Nick Jones, a secondary school teacher in County Durham, along with other members of the NEU, say they want a maximum working temperature introduced, especially as they don't have the systems in place to control the heat inside.
"We are seeing students really, really struggling. Even with the best of intentions, it's very difficult to complete any task in this sort of heat."
"If this is something that is going to be happening regularly, which we can assume it is, it's going to come back every single year. It's coming back during exam periods... Having to sit through exams in these temperatures would be incredibly difficult."
Although it is generally accepted that people work best at a temperature between 16°C and 24°C, as it stands there are no specific legal maximum working temperatures for schools or for offices or other workplaces. However, there are some sources of legal protection for school staff and pupils, including The Health and Safety at Work etc Act 1974, which requires employers to ensure the health, safety and welfare of their staff and other present in the workplace (such as pupils).
"As it gets higher, you run the risk of sickness, dizziness, dehydration, students fainting... students with epilepsy are also badly affected."
Better ventilation is something that the NEU also called for before, as the pandemic started to hit in order to stop the spread of Coronavirus.
"That would have been particularly useful over COVID, system to circulate the air and to control the temperature would have been a huge benefit. It's a blind spot perhaps, that we've not had to deal with before, but it's certainly becoming a problem now."
Some MPs are also urging for a legal limit of 30°C in most workplaces or 27°C for those doing strenuous work guaranteed. It's to help protect employees from tiredness, infections, heatstroke and even death.
That means employers would have a legal duty to introduce "effective control measures", such as installing ventilation or moving staff away from windows and sources of heat, under the proposals.

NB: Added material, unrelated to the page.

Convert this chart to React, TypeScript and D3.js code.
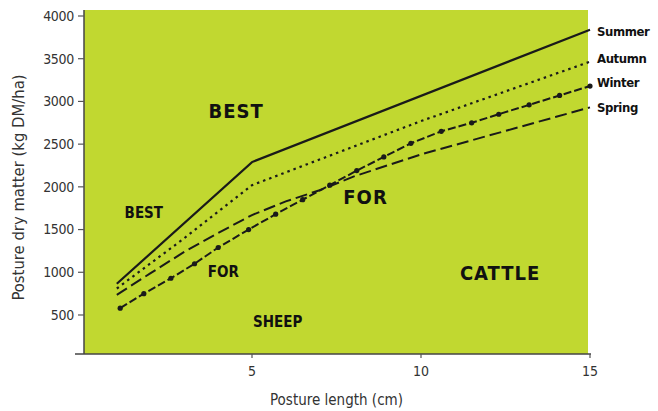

A total of 37 MPs have signed a motion, tabled in the House of Commons by Labour's Ian Mearns (Gateshead), in support of the plan.
It comes as the Met Office warns parts of England and Wales could face extreme heat at the beginning of next week, with temperatures predicted to soar into the 30s.
The early day motion (EDM) states: "That this House notes that recent surveys of workplace health and safety representatives show that high temperatures are one of their top concerns.
"(It) regrets that workers in the UK have no guaranteed legal safeguards from working in uncomfortable high temperatures, and that the consequences of this range from dizziness, tiredness, asthma, throat infections and, in extreme cases, heat stroke and death.
"(It) insists that without recognised law, current recommendations for employers to maintain a reasonable temperature within the workplace are impossible to enforce unless a worker is seriously insured or killed from heat stress.
"And (it) calls on the Government to introduce legislative proposals to ensure a maximum working temperature of 30 degrees Celsius, or 27 degrees Celsius for those doing strenuous work, beyond which employers would have a statutory duty to introduce effective control measures, such as installing ventilation or moving staff away from windows and sources of heat."
EDMs allow MPs to express an opinion, publicise a cause or support a position. It is rare for EDMs to be debated.